• _WRITTEN EXERCISE_
Copy out every line that contains the word "source".

Dataset records
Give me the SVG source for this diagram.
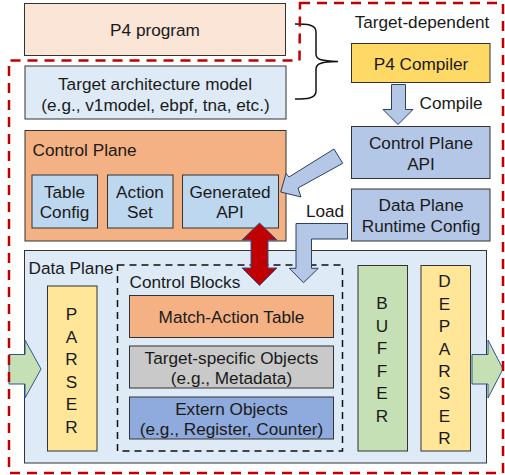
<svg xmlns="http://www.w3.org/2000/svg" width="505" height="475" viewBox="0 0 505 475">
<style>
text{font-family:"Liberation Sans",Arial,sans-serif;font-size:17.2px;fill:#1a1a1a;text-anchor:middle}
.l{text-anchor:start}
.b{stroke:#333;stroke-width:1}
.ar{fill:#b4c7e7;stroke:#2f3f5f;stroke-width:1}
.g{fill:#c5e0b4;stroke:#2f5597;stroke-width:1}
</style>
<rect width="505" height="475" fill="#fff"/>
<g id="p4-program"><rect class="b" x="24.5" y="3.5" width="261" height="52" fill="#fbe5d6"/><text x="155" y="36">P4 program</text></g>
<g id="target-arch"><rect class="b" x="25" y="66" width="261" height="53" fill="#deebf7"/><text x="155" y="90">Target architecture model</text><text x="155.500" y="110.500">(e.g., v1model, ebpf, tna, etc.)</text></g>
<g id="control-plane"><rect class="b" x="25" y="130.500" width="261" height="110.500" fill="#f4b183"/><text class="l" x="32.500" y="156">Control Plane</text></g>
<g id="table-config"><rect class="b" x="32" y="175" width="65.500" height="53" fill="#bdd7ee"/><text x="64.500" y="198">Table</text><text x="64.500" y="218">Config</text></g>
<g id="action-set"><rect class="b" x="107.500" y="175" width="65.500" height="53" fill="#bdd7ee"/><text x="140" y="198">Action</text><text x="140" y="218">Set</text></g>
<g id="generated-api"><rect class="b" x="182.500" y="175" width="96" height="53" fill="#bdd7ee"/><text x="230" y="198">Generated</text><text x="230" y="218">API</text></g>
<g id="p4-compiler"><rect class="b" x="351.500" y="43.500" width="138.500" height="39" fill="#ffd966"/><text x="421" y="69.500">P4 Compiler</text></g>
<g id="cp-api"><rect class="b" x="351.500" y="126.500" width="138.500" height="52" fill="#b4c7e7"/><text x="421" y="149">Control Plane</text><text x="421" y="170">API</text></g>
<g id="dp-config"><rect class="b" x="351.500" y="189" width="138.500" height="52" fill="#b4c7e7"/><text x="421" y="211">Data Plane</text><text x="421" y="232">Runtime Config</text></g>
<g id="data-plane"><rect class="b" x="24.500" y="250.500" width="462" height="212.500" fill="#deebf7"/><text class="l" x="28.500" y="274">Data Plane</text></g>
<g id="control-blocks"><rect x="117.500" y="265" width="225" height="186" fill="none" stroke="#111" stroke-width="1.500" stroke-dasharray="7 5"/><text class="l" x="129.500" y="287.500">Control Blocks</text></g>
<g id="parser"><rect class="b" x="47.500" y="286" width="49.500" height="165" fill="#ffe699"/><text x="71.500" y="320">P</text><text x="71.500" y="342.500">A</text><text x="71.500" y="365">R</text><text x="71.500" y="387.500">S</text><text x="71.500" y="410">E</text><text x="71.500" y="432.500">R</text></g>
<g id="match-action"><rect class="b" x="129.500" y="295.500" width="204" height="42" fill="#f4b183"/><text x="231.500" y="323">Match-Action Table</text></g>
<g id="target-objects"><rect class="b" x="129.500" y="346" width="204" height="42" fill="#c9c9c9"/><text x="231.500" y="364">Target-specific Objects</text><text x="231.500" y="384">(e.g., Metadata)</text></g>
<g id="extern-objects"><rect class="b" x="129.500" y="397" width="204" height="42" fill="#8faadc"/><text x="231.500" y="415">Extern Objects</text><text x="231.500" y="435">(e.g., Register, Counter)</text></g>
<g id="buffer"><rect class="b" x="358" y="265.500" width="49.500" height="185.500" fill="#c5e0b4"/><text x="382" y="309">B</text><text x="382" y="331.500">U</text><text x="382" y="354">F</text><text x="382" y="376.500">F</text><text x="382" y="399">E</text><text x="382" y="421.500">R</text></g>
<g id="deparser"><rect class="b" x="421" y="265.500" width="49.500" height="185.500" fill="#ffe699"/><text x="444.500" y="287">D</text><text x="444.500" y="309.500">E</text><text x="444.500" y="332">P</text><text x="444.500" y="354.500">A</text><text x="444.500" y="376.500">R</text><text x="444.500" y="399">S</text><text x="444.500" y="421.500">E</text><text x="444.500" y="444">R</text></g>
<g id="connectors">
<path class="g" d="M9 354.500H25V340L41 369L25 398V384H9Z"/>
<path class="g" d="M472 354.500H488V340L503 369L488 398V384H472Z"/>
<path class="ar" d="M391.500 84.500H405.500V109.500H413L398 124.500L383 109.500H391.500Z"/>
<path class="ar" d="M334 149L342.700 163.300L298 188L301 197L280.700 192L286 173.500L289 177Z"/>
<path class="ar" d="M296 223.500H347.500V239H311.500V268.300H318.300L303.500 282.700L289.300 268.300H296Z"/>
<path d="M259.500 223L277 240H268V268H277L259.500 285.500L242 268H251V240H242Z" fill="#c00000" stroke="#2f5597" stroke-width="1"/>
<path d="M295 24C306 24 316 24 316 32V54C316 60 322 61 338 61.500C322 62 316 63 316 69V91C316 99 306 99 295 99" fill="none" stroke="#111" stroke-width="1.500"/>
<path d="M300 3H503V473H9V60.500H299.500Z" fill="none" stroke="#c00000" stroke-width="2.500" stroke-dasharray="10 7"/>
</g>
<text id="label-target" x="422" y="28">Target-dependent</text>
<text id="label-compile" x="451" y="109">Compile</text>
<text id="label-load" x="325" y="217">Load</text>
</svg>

...

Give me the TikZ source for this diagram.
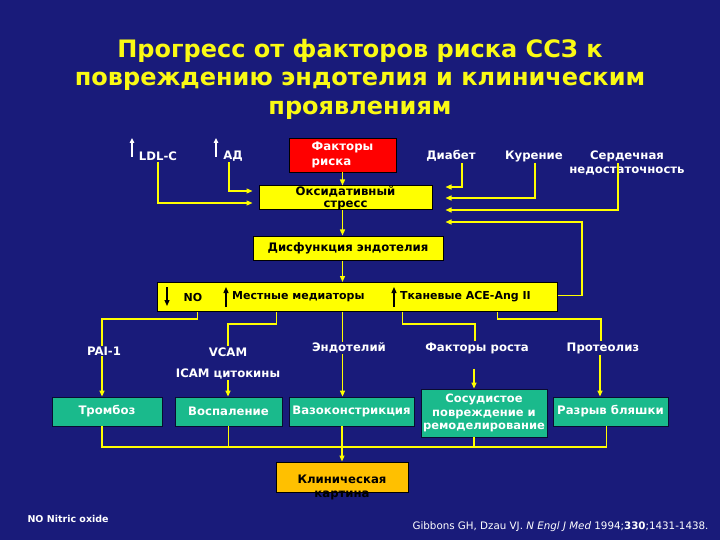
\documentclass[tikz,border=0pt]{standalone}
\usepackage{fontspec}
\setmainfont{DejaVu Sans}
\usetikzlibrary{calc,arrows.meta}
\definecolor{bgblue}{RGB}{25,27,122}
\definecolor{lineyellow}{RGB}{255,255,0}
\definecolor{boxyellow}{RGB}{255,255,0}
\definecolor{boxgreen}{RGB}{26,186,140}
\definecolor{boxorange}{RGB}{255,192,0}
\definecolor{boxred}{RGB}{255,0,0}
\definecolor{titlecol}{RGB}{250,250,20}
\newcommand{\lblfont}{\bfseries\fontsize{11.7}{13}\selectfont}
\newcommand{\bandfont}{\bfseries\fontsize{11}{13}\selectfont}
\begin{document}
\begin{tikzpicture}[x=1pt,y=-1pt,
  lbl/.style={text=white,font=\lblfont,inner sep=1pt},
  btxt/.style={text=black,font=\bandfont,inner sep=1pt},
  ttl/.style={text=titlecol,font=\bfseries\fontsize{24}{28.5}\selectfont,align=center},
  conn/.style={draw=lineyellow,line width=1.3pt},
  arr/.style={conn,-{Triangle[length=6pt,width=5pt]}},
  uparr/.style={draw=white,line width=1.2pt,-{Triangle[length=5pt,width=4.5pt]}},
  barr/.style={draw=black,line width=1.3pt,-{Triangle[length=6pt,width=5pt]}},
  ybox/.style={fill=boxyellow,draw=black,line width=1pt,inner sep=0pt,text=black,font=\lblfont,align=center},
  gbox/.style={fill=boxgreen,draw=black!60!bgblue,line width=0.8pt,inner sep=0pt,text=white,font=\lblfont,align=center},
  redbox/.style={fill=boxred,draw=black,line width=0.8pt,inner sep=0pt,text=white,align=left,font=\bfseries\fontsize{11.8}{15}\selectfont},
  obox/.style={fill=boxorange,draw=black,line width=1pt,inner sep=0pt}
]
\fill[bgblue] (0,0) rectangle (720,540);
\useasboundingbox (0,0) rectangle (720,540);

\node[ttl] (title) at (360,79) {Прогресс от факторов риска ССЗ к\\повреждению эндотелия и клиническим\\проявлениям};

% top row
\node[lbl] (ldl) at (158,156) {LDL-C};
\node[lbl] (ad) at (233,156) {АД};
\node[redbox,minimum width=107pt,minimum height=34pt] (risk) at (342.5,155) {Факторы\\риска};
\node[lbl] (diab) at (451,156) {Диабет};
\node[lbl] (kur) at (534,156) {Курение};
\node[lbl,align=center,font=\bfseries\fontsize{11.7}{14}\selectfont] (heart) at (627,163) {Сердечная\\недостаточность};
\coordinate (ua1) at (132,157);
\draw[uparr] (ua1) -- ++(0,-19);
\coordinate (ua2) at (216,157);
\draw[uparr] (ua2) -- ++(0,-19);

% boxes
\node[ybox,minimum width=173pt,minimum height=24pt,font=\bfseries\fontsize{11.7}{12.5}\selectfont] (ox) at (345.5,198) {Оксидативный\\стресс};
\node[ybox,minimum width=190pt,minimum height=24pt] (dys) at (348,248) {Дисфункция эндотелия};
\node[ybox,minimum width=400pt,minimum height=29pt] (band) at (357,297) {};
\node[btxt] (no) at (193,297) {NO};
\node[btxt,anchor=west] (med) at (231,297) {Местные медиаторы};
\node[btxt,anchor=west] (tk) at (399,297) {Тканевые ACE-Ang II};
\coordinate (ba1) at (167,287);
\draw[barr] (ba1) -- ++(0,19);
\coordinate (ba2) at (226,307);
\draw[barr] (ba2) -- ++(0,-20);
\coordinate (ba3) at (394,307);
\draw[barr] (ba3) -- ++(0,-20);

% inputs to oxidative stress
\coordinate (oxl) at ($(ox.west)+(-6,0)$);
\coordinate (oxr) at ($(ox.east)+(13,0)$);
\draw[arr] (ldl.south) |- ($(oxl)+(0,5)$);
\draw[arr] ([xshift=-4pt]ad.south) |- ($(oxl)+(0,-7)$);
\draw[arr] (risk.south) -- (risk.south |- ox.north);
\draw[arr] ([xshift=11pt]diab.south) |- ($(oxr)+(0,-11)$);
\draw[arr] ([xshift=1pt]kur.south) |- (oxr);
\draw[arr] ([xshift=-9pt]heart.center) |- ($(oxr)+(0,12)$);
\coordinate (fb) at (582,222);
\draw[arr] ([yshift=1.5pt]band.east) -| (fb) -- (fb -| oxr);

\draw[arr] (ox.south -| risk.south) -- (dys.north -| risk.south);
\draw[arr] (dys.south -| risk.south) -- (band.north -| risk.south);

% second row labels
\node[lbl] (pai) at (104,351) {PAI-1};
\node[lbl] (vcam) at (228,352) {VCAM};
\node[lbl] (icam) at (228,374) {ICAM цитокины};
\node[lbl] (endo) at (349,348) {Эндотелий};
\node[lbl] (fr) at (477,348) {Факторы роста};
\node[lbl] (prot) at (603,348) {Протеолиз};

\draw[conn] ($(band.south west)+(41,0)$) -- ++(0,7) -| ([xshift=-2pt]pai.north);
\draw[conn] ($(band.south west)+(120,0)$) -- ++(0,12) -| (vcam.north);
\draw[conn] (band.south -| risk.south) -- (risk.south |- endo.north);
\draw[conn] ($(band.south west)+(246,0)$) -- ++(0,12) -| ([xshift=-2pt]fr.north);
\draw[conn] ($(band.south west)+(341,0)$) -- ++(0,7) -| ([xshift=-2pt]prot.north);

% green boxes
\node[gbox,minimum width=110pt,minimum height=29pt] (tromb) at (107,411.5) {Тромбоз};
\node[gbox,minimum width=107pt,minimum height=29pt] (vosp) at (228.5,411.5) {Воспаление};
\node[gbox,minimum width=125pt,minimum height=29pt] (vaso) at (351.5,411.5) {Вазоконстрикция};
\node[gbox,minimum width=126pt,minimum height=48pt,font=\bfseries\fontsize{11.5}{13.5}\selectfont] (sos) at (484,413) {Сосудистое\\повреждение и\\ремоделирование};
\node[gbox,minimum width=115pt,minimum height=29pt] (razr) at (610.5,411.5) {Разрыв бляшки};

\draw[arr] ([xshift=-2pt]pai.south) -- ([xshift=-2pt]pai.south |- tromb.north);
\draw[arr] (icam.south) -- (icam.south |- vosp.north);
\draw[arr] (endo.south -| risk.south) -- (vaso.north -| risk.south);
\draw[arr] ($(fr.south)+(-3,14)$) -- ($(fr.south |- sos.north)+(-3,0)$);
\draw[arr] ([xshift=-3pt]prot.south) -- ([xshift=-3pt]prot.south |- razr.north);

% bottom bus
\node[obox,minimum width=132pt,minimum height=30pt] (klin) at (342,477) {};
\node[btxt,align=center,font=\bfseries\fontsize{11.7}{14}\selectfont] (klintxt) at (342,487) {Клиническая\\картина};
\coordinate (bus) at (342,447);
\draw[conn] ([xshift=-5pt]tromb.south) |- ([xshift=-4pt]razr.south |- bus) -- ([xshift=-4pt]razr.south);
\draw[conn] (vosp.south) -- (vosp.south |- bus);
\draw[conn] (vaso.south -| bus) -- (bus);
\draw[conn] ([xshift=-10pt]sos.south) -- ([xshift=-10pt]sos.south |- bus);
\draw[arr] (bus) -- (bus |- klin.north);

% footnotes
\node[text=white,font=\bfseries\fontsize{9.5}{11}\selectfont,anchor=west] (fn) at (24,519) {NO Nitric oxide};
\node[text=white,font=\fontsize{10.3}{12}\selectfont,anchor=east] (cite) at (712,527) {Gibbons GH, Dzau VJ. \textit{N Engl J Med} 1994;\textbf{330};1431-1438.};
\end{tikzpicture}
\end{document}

---

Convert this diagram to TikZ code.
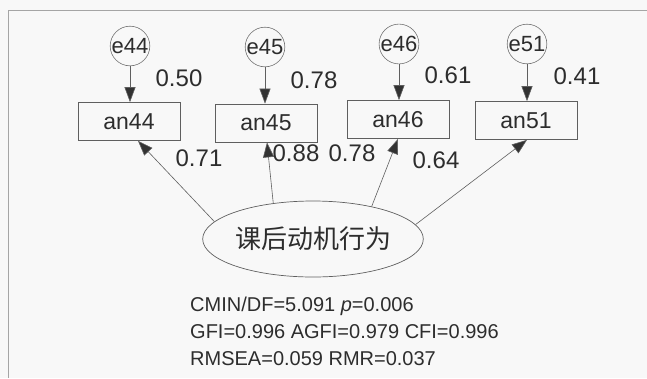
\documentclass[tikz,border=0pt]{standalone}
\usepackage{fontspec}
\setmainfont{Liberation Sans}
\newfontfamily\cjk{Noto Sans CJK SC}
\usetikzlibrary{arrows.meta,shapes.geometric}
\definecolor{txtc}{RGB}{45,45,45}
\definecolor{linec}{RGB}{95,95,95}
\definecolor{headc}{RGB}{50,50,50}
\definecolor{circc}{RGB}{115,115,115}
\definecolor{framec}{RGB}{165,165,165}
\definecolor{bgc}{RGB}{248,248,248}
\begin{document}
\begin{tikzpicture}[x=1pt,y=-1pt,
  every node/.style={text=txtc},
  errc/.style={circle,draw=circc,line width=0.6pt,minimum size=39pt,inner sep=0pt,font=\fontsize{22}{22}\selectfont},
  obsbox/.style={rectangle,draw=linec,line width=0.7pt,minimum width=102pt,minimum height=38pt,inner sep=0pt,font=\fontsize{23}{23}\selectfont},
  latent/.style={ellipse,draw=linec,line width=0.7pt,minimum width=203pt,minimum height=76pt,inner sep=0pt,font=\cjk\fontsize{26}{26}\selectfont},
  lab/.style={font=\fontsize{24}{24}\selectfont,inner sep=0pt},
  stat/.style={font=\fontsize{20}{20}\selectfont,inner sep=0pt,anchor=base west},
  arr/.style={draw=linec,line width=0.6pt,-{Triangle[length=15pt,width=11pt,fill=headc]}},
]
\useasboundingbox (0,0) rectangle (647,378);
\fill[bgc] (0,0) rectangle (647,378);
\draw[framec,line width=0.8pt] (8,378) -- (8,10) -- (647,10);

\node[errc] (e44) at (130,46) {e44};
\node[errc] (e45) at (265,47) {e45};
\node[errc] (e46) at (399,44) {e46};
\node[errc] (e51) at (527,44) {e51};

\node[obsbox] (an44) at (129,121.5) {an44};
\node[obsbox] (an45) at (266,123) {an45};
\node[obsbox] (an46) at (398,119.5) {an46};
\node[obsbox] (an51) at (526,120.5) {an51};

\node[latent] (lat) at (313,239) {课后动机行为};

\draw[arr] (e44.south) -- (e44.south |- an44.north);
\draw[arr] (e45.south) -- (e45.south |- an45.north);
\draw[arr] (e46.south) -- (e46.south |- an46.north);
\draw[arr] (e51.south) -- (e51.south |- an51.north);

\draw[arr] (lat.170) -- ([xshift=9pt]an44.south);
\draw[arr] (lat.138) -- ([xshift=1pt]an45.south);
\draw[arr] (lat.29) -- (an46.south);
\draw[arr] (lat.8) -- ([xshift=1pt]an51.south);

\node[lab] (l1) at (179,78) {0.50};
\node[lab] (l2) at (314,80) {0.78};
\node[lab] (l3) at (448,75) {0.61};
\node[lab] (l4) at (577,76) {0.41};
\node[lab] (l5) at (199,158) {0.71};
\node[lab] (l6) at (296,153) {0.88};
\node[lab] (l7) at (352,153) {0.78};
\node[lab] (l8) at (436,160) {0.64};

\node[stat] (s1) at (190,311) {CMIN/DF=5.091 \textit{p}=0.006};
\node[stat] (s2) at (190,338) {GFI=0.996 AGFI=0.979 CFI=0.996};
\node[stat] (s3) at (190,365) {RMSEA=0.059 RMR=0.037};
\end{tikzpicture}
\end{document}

• _WRITTEN RESPONSE_
Give me the SVG source for this diagram.
Give me the TikZ source for this diagram.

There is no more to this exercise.